Decision 2: Spoke Instantiation Timing¶
Option A: Wait for all infrastructure (RT1 + RT2) before launching spoke init. - Pros: More mature feature set at spoke launch - Cons: Delayed user value; competitive window closes
Option B: Land spoke init in RT1 (after routing policy exists), then expand with observability/cost in RT2/3 (RECOMMENDED). - Pros: Early user value + feedback; land-and-expand model - Cons: Early spokes may lack observability (acceptable MVP)
✅ Decision: OPTION B (Land and expand). Routing policy + spoke init ship together; observability follows.
Decision 3: Release Train Sequencing¶
Strict dependency chain: Play 1 (Sensing) → Play 2 (Policy Engine) → Play 3 (Spoke Init)
Plays 4 (Learning Loop) and 5 (Buy Obs/Cost) run concurrent with Play 2 onward — they don't block each other.
Doctrine Assessment (Quick Summary)¶
The three principles most critical to improve:
- Situational Awareness (score 2/5) — Static CLAUDE.md table is a report, not a map. Play 1 (telemetry) + Play 2 (policy engine) fix this.
- Manage Inertia (score 2/5) — The table feels like documentation when it's actually the platform's biggest constraint.
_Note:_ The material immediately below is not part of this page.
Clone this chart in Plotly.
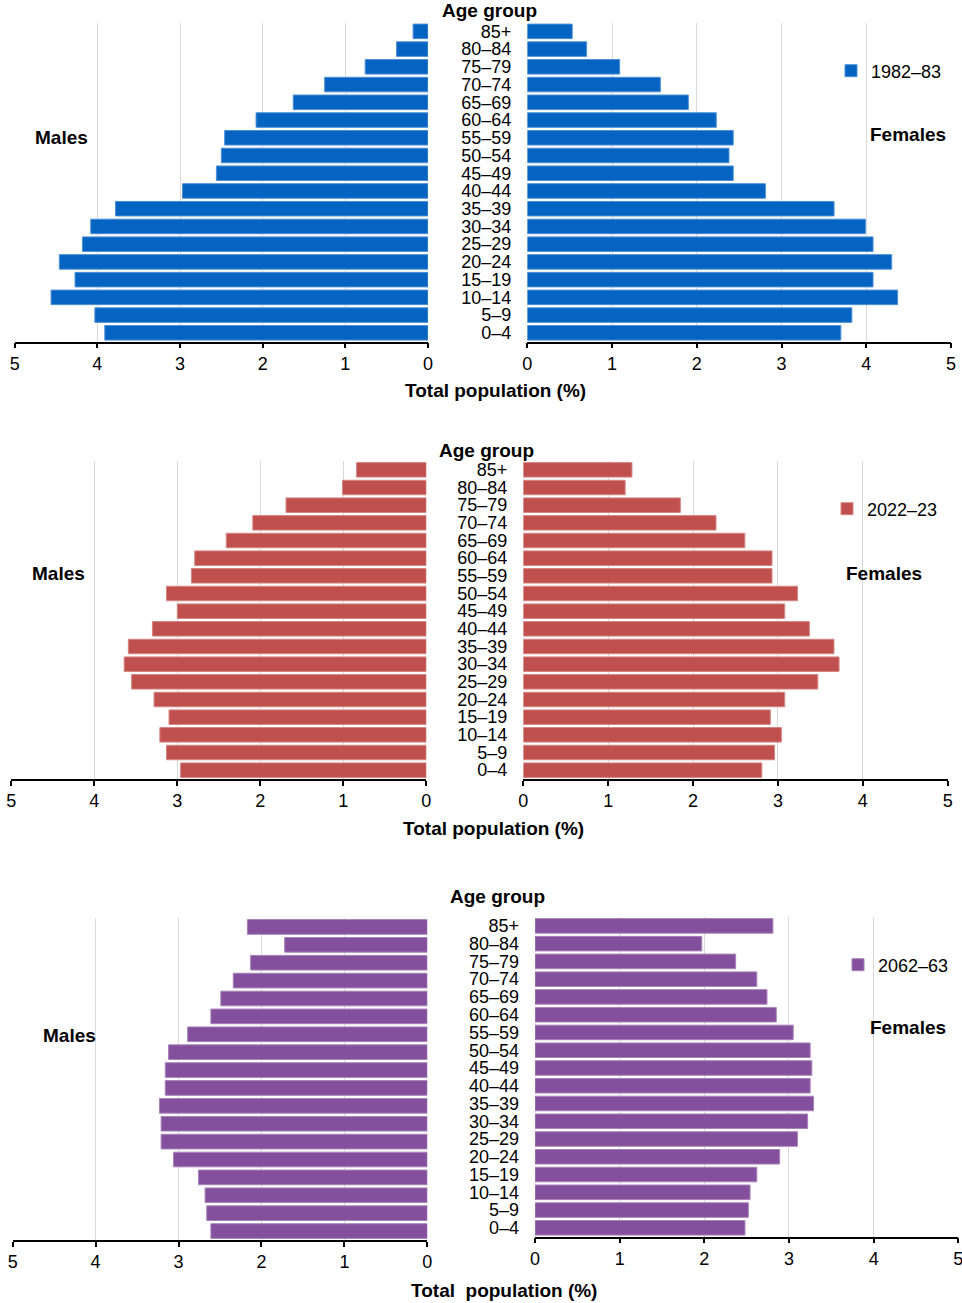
import plotly.graph_objects as go

# ---------------- data ----------------
age_groups = ["0–4", "5–9", "10–14", "15–19", "20–24", "25–29", "30–34", "35–39",
              "40–44", "45–49", "50–54", "55–59", "60–64", "65–69", "70–74",
              "75–79", "80–84", "85+"]

# values listed from 0–4 up to 85+ (percent of total population)
males_1982 = [3.91, 4.03, 4.56, 4.27, 4.46, 4.18, 4.08, 3.78, 2.97, 2.56, 2.50, 2.46,
              2.08, 1.63, 1.25, 0.76, 0.38, 0.18]
females_1982 = [3.70, 3.83, 4.37, 4.08, 4.30, 4.08, 3.99, 3.62, 2.81, 2.43, 2.38, 2.43,
                2.23, 1.90, 1.57, 1.09, 0.70, 0.53]
males_2022 = [2.96, 3.13, 3.21, 3.10, 3.28, 3.55, 3.64, 3.59, 3.30, 3.00, 3.13, 2.83,
              2.79, 2.41, 2.09, 1.69, 1.01, 0.84]
females_2022 = [2.81, 2.96, 3.04, 2.91, 3.08, 3.47, 3.72, 3.66, 3.37, 3.08, 3.23, 2.93,
                2.93, 2.61, 2.27, 1.85, 1.20, 1.28]
males_2062 = [2.61, 2.66, 2.68, 2.76, 3.06, 3.21, 3.21, 3.23, 3.16, 3.16, 3.12, 2.89,
              2.61, 2.49, 2.34, 2.13, 1.72, 2.17]
females_2062 = [2.48, 2.52, 2.54, 2.62, 2.89, 3.10, 3.22, 3.29, 3.25, 3.27, 3.25, 3.05,
                2.85, 2.74, 2.62, 2.37, 1.97, 2.81]

years = ["1982–83", "2022–23", "2062–63"]
colors = ["#0563C1", "#C0504D", "#844F9C"]
edge_colors = ["#4D8FD6", "#D48582", "#A683B8"]
x_ticks = [0, 1, 2, 3, 4, 5]

W, H = 962, 1303
FONT = "Liberation Sans, Arial, sans-serif"

# ---------------- layout geometry (pixels) ----------------
panels = [
    dict(m=(14.7, 428.0), f=(527.3, 951.0), my=(22.5, 341.7), fy=(22.5, 341.7),
         age=(489, 11), males=(61, 137), females=(908, 135), total=(495.5, 390),
         leg=(831, 71)),
    dict(m=(11.3, 426.3), f=(523.3, 947.7), my=(461.0, 779.0), fy=(461.0, 779.0),
         age=(487, 450), males=(58.5, 573), females=(884, 573), total=(493.5, 828),
         leg=(827, 509)),
    dict(m=(12.7, 427.3), f=(535.0, 958.3), my=(918.0, 1240.0), fy=(917.0, 1236.7),
         age=(497.5, 896), males=(69.5, 1035), females=(908, 1027), total=(504, 1290),
         leg=(838, 965)),
]
titles_total = ["Total population (%)", "Total population (%)", "Total  population (%)"]

male_data = [males_1982, males_2022, males_2062]
female_data = [females_1982, females_2022, females_2062]


def px_x(v):
    return v / W


def px_y(v):
    return 1 - v / H


fig = go.Figure()
layout = dict(
    width=W, height=H, autosize=False,
    margin=dict(l=0, r=0, t=0, b=0, pad=0, autoexpand=False),
    paper_bgcolor="white", plot_bgcolor="white",
    font=dict(family=FONT, size=18, color="#000000"),
    bargap=0.18,
    annotations=[],
)

for i, p in enumerate(panels):
    mx = 2 * i + 1
    fx = 2 * i + 2
    mxa = "x" if mx == 1 else f"x{mx}"
    mya = "y" if mx == 1 else f"y{mx}"
    fxa = f"x{fx}"
    fya = f"y{fx}"
    legname = "legend" if i == 0 else f"legend{i + 1}"

    fig.add_trace(go.Bar(
        y=age_groups, x=male_data[i], orientation="h",
        xaxis=mxa, yaxis=mya, name=years[i], showlegend=False,
        marker=dict(color=colors[i], line=dict(color=edge_colors[i], width=1)),
        hoverinfo="x+y",
    ))
    fig.add_trace(go.Bar(
        y=age_groups, x=female_data[i], orientation="h",
        xaxis=fxa, yaxis=fya, name=years[i], showlegend=True, legend=legname,
        marker=dict(color=colors[i], line=dict(color=edge_colors[i], width=1)),
        hoverinfo="x+y",
    ))

    xcommon = dict(
        tickvals=x_ticks, ticktext=[str(t) for t in x_ticks],
        showgrid=True, gridcolor="#D9D9D9", gridwidth=1,
        zeroline=False, showline=True, linecolor="#000000", linewidth=1.5,
        ticks="outside", ticklen=5, tickwidth=1.5, tickcolor="#000000",
        tickfont=dict(size=18, color="#000000", family=FONT),
        ticklabeloverflow="allow",
        automargin=False, fixedrange=True,
    )
    layout["xaxis" if mx == 1 else f"xaxis{mx}"] = dict(
        xcommon, domain=[px_x(p["m"][0]), px_x(p["m"][1])], range=[5, 0],
        anchor=mya)
    layout[f"xaxis{fx}"] = dict(
        xcommon, domain=[px_x(p["f"][0]), px_x(p["f"][1])], range=[0, 5],
        anchor=fya)

    layout["yaxis" if mx == 1 else f"yaxis{mx}"] = dict(
        domain=[px_y(p["my"][1]), px_y(p["my"][0])],
        type="category", categoryorder="array", categoryarray=age_groups,
        showticklabels=False, showgrid=False, zeroline=False, showline=False,
        ticks="", anchor=mxa, automargin=False, fixedrange=True)
    layout[f"yaxis{fx}"] = dict(
        domain=[px_y(p["fy"][1]), px_y(p["fy"][0])],
        type="category", categoryorder="array", categoryarray=age_groups,
        tickmode="array", tickvals=age_groups, ticktext=age_groups,
        showticklabels=True, showgrid=False, zeroline=False, showline=False,
        ticks="", ticklabelstandoff=15,
        tickfont=dict(size=18, color="#000000", family=FONT),
        anchor=fxa, automargin=False, fixedrange=True)

    layout[legname] = dict(
        x=px_x(p["leg"][0]), y=px_y(p["leg"][1]),
        xanchor="left", yanchor="middle",
        bgcolor="rgba(0,0,0,0)", borderwidth=0,
        font=dict(size=18, color="#000000", family=FONT),
        itemclick=False, itemdoubleclick=False,
    )

    bold = dict(family=FONT, size=19, color="#000000")
    for text, key in [("<b>Age group</b>", "age"), ("<b>Males</b>", "males"),
                      ("<b>Females</b>", "females"), (f"<b>{titles_total[i]}</b>", "total")]:
        layout["annotations"].append(dict(
            text=text, xref="paper", yref="paper",
            x=px_x(p[key][0]), y=px_y(p[key][1]),
            xanchor="center", yanchor="middle", showarrow=False, font=bold))

fig.update_layout(**layout)
fig.write_html(
    "out.html",
    config={"displayModeBar": False, "responsive": False},
    post_script="document.body.style.margin='0';document.body.style.overflow='hidden';",
)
Naming it + converting it to executable code removes this drag.
- Optimize Flows (score 2/5) — Without measuring delegation flow (request → route → execute → succeed/fail → cost), you can't make failures teachable or costs transparent.
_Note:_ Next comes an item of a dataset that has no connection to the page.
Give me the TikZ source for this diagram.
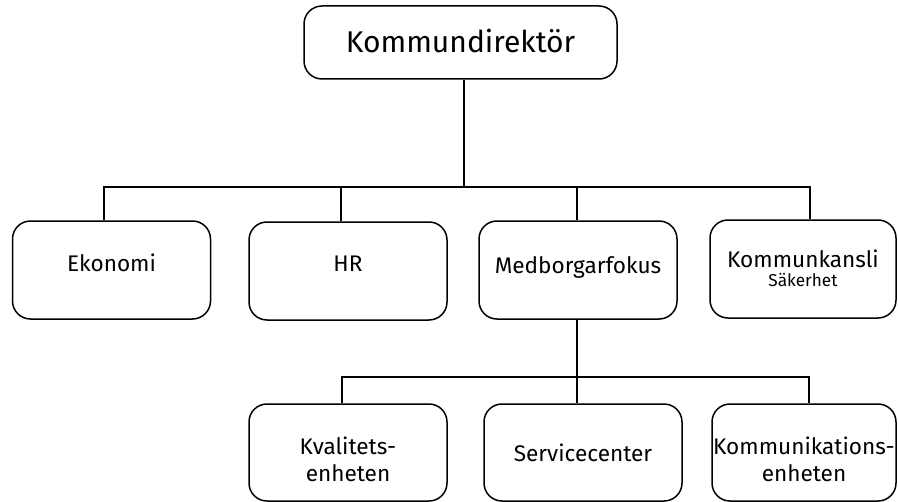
\documentclass[tikz,border=0pt]{standalone}
\usepackage{fontspec}
\setmainfont{Fira Sans}
\tikzset{
  box/.style={draw, rounded corners=9pt, line width=0.75pt, inner sep=0pt,
    minimum width=99pt, minimum height=49pt, align=center,
    font=\fontsize{11.3}{13.5}\selectfont},
  top box/.style={box, minimum width=156.5pt, minimum height=36.5pt,
    font=\fontsize{15}{18}\selectfont},
  link/.style={line width=1pt},
}
\begin{document}
\begin{tikzpicture}[x=0.5pt, y=-0.5pt]
\useasboundingbox (0,0) rectangle (898,502);
%%%% Top:
\node[top box, text depth=2pt] (dir) at (460.5,42.5) {Kommundirektör};
%%%% Second row
\node[box, text depth=7pt] (eko) at (111.5,270) {Ekonomi};
\node[box, text depth=7pt] (hr) at (348,271) {HR};
\node[box, text depth=5pt] (med) at (578,270) {Medborgarfokus};
\node[box, minimum width=93pt, text depth=1pt] (kan) at (803,269)
  {Kommunkansli\\[-4pt]{\fontsize{8.6}{10}\selectfont Säkerhet}};
%%%% Third row
\node[box, minimum height=48.5pt, text height=29pt] (kva) at (348,452.5) {Kvalitets-\\enheten};
\node[box, minimum height=48.5pt] (ser) at (583,452.5) {Servicecenter};
\node[box, minimum height=48.5pt, minimum width=92pt, text height=29pt] (kom) at (804,452.5) {Kommunikations-\\enheten};

%%%% Bus lines
\coordinate (j0) at (464,187);
\coordinate (j1) at (104,187);
\coordinate (j2) at (341,187);
\coordinate (j3) at (577,187);
\coordinate (j4) at (810,187);
\draw[link] (j0 |- dir.south) -- (j0);
\draw[link] (j1 |- eko.north) -- (j1) -- (j4) -- (j4 |- kan.north);
\draw[link] (j2) -- (j2 |- hr.north);
\draw[link] (j3) -- (j3 |- med.north);

\coordinate (k0) at (577,377);
\coordinate (k1) at (342,377);
\coordinate (k2) at (809,377);
\draw[link] (k0 |- med.south) -- (k0 |- ser.north);
\draw[link] (k1 |- kva.north) -- (k1) -- (k2) -- (k2 |- kom.north);
\end{tikzpicture}
\end{document}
All four release trains improve these three principles simultaneously.
Climatic Patterns (External Forces)¶
| Force | Likelihood | Impact | Direction |
|---|---|---|---|
| LLM inference commoditizes | 5/5 | 5/5 | Accelerant — consume, don't build; stay multi-vendor |
| Agent obs/cost vendors race | 4/5 | 5/5 | Accelerant — buy those layers |
| Static table inertia persists | 5/5 | 4/5 | Threat — convert to policy engine |
| Competitors (Copilot, Managed Agents) disrupt routing | 4/5 | 5/5 | Threat — you must commoditize routing so competitors commoditize the layer beneath your moat (learning loop) |
| New value in choreography + learning loop | 5/5 | 5/5 | Accelerant — your blue ocean |
Success Criteria (by Release Train)¶
RT1 (Foundation & Routing) ✓¶
- Routing policy engine is executable (label → army → agent)
- Agent specs are documented + governance is active
- Telemetry spans are emitted for every delegation
- Agent definitions are queryable from a catalog
RT2 (Operations & Quality) ✓¶
- Choreography patterns are codified (sagas, compensation)
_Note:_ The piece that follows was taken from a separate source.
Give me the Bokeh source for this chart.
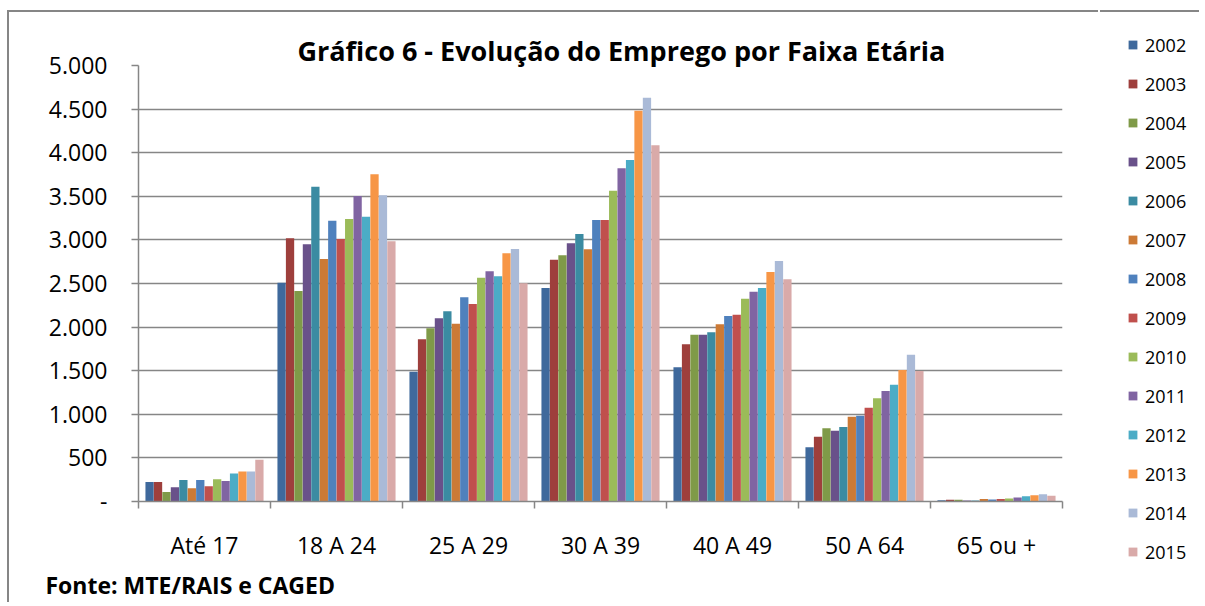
from bokeh.plotting import figure
from bokeh.models import (Range1d, FixedTicker, Legend, LegendItem, Title, ColumnDataSource)
from bokeh.transform import dodge
from bokeh.embed import file_html
from bokeh.resources import INLINE

categories = ["Até 17", "18 A 24", "25 A 29", "30 A 39", "40 A 49", "50 A 64", "65 ou +"]
years = ["2002", "2003", "2004", "2005", "2006", "2007", "2008",
         "2009", "2010", "2011", "2012", "2013", "2014", "2015"]

v2002 = [223, 2510, 1488, 2448, 1539, 622, 15]
v2003 = [223, 3018, 1860, 2773, 1803, 743, 20]
v2004 = [109, 2414, 1986, 2823, 1913, 839, 20]
v2005 = [164, 2949, 2101, 2961, 1913, 812, 12]
v2006 = [246, 3610, 2181, 3068, 1940, 854, 12]
v2007 = [152, 2781, 2039, 2892, 2032, 973, 28]
v2008 = [246, 3220, 2342, 3228, 2127, 984, 24]
v2009 = [176, 3010, 2265, 3228, 2142, 1076, 28]
v2010 = [254, 3240, 2567, 3564, 2326, 1183, 35]
v2011 = [234, 3503, 2640, 3821, 2406, 1267, 47]
v2012 = [320, 3266, 2582, 3916, 2448, 1340, 59]
v2013 = [344, 3752, 2846, 4482, 2632, 1508, 71]
v2014 = [344, 3511, 2896, 4631, 2758, 1684, 83]
v2015 = [480, 2984, 2502, 4085, 2548, 1497, 67]

series = [v2002, v2003, v2004, v2005, v2006, v2007, v2008,
          v2009, v2010, v2011, v2012, v2013, v2014, v2015]

colors = ["#3F699C", "#9E3F3C", "#7F9A48", "#69518A", "#3B8BA2", "#CC7A36", "#4F81BD",
          "#C0504D", "#9BBB59", "#8064A2", "#4BACC6", "#F79646", "#AABAD7", "#D9AAA9"]

yticks = [0, 500, 1000, 1500, 2000, 2500, 3000, 3500, 4000, 4500, 5000]

title_text = "Gráfico 6 - Evolução do Emprego por Faixa Etária"
source_text = "Fonte: MTE/RAIS e CAGED"

FONT = "Open Sans"
GRID = "#868686"
BORDER = "2px solid #868686"

# category slots on a numeric axis: centre of slot k is k + 0.5
centers = [k + 0.5 for k in range(len(categories))]
edges = [k for k in range(len(categories) + 1)]

data = {"pos": centers, "cat": categories}
for y, vals in zip(years, series):
    data[y] = vals
src = ColumnDataSource(data)

H = 592
p = figure(x_range=Range1d(0, len(categories)), y_range=Range1d(0, 5000),
           width=1091, height=H, output_backend="svg", toolbar_location=None,
           min_border_left=129, min_border_right=38, min_border_top=53, min_border_bottom=103)
p.styles = {"margin-left": "7px", "margin-top": "10px",
            "border-left": BORDER, "border-top": BORDER}
p.outline_line_color = None
p.background_fill_color = "white"
p.border_fill_color = "white"

n = len(years)
bw = 0.896 / n
offsets = [(i - (n - 1) / 2) * bw for i in range(n)]
for y, c, off in zip(years, colors, offsets):
    p.vbar(x=dodge("pos", off), top=y, width=bw * 0.98, source=src,
           fill_color=c, line_color=None)

# grid
p.xgrid.visible = False
p.ygrid.ticker = FixedTicker(ticks=yticks)
p.ygrid.grid_line_color = GRID
p.ygrid.grid_line_width = 1.5

# y axis
ya = p.yaxis[0]
ya.ticker = FixedTicker(ticks=yticks, minor_ticks=[])
ya.major_label_overrides = {v: ("-" if v == 0 else f"{v:,}".replace(",", ".")) for v in yticks}
ya.major_label_text_font = FONT
ya.major_label_text_font_size = "23px"
ya.major_label_text_color = "black"
ya.axis_line_color = GRID
ya.axis_line_width = 1.5
ya.major_tick_line_color = GRID
ya.major_tick_line_width = 1.5
ya.major_tick_in = 0
ya.major_tick_out = 7
ya.minor_tick_line_color = None
ya.major_label_standoff = 24

# x axis: labels at slot centres, tick marks at slot edges
xa = p.xaxis[0]
xa.ticker = FixedTicker(ticks=centers, minor_ticks=edges)
xa.major_label_overrides = {c: lab for c, lab in zip(centers, categories)}
xa.major_label_text_font = FONT
xa.major_label_text_font_size = "23px"
xa.major_label_text_color = "black"
xa.major_tick_line_color = None
xa.major_tick_in = 0
xa.major_tick_out = 0
xa.minor_tick_line_color = GRID
xa.minor_tick_line_width = 1.5
xa.minor_tick_in = 0
xa.minor_tick_out = 7
xa.axis_line_color = GRID
xa.axis_line_width = 1.5
xa.major_label_standoff = 20

# title
p.title.text = title_text
p.title.align = "left"
p.title.offset = 159
p.title.standoff = -6
p.title.text_font = FONT
p.title.text_font_style = "bold"
p.title.text_font_size = "27px"
p.title.text_color = "black"

# source note under the axis
footer = Title(text=source_text, align="left", offset=-93, standoff=6,
               text_font=FONT, text_font_style="bold", text_font_size="23px",
               text_color="black")
p.add_layout(footer, "below")

# legend panel: a narrow companion figure placed at the right of the chart
lg = figure(x_range=Range1d(-10, -9), y_range=Range1d(0, 1), width=99, height=H,
            output_backend="svg", toolbar_location=None,
            x_axis_location=None, y_axis_location=None,
            min_border_left=0, min_border_right=0, min_border_top=0, min_border_bottom=0)
lg.styles = {"position": "absolute", "left": "1100px", "top": "10px", "border-top": BORDER}
lg.outline_line_color = None
lg.xgrid.visible = False
lg.ygrid.visible = False
lg.border_fill_color = "white"
lg.background_fill_color = "white"
items = []
for y, c, off in zip(years, colors, offsets):
    r = lg.vbar(x=dodge("pos", off), top=y, width=bw * 0.98, source=src,
                fill_color=c, line_color=None)
    items.append(LegendItem(label=y, renderers=[r]))
legend = Legend(items=items, location=(27, 40), orientation="vertical", padding=0, margin=0,
                spacing=14, glyph_height=11, glyph_width=11, label_height=25, label_standoff=7,
                label_text_font=FONT, label_text_font_size="18px", label_text_color="black",
                border_line_color=None, background_fill_alpha=0)
lg.add_layout(legend, "center")

open("out.html", "w").write(file_html([p, lg], INLINE))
- DoD rubrics exist per agent type
- Learning loop closes: failures →
error-coordinator→knowledge-synthesizer→ KB entry - Cost model is estimated (not yet live)
RT3 (Spoke Readiness) ✓¶
-
spoke initcommand spins up a layer repo + board + armies - Observability dashboard shows MTTR, success rate, cost per delegation
- Onboarding playbook is complete + tested on ≥1 real spoke
RT4 (Learning & Intelligence) ✓¶
- Lesson KB has ≥10 incident entries with root cause + remedy
- Request tracing shows full delegation flow (issue → label → route → PR → merge)
- Feedback loop is live: PR comments → routing/prompt refinement
- Agent competency tracking shows improvement trends
Budget & Capacity Estimate¶
| Release Train | Sessions | Parallel agents | Agent Routing | Notes |
|---|---|---|---|---|
| RT1 | ~2 sessions | up to 4 | agent-distinctiveness-advocate, architect-reviewer, observability-engineer, prompt-engineer |
Foundation blocks RT2–4 |
| RT2 | ~2–3 sessions | up to 4 | workflow-orchestrator, observability-engineer, knowledge-synthesizer, tooling-engineer |
Concurrent with Play 4, 5 |
| RT3 | ~2 sessions | up to 3 | platform-engineer, finops-engineer, prompt-engineer, observability-engineer |
Spoke feedback informs RT4 |
| RT4 | ~1–2 sessions | up to 3 | knowledge-synthesizer, observability-engineer, prompt-engineer |
Continuous improvement |
Total: ~7–9 sessions across the hub trains; up to 4 parallel agents per session; 10–12 specialist agents routing across 2 armies. (Planning unit = agent sessions, not calendar time — see the Release Train Index.)
Next Steps (After Approval)¶
- Review this roadmap — does the Wardley map resonate? Any doctrine points to prioritize differently?
- Approve release train sequencing — is RT1→RT2→RT3→RT4 the right order?
- Create GitHub issues from features above with:
- Type, PI, Size, Estimate set
- Parent/child hierarchy (Epic → Feature → Story/Enabler)
- Routing guidance (which agents + armies own each item)
- Dependencies marked
- Add to the GitHub Projects board — set Status, Priority, PI, Iteration (no calendar dates; the army plans in sessions)
- Kick off Play 1 (Sensing Engine) — next agent session
Appendix: Build/Buy/Borrow Decisioning¶
| Component | Stage | Decision | Why |
|---|---|---|---|
| A. Self-Service Spoke Instantiation | Genesis | Build | Differentiator; no vendor exists |
| B. Intelligent Agent Routing | Custom | Build | Core platform; declarative policy engine |
| C. Cross-Agent Choreography | Custom | Build (on borrowed primitives) | Use GitHub Actions DAG; encode your choreography |
| D. Learning Loop | Genesis | Build | Unreplicable asset; your moat |
| E. Agent-Run Observability | Custom→Product | Buy (Langfuse) | Commodity racing toward product; don't build |
| F. Pre-Delegation Cost Visibility | Custom | Buy (Helicone) + thin build | Buy metering; build the estimate surface |
| G. Agent Definitions (180) | Product | Build (own) | Already built; maintain via governance |
| H. Agent Registry + MECE Governance | Product (early) | Build (own) | Already scaffolded; productize the catalog |
| I. Coordination Plane | Commodity | Consume (GitHub Projects) | Never build |
| J. CI/CD Runtime | Commodity | Consume (GitHub Actions) | Never build |
| K. LLM Inference | Product→Commodity | Consume; abstract provider | Avoid lock-in; stay multi-vendor |
| L. Compute / Hosting | Commodity | Consume | Never build |
Document prepared: 2026-05-23
Review by: [Your team]
Approval date: [TBD]
Release date (RT1 kick-off): 2026-06-01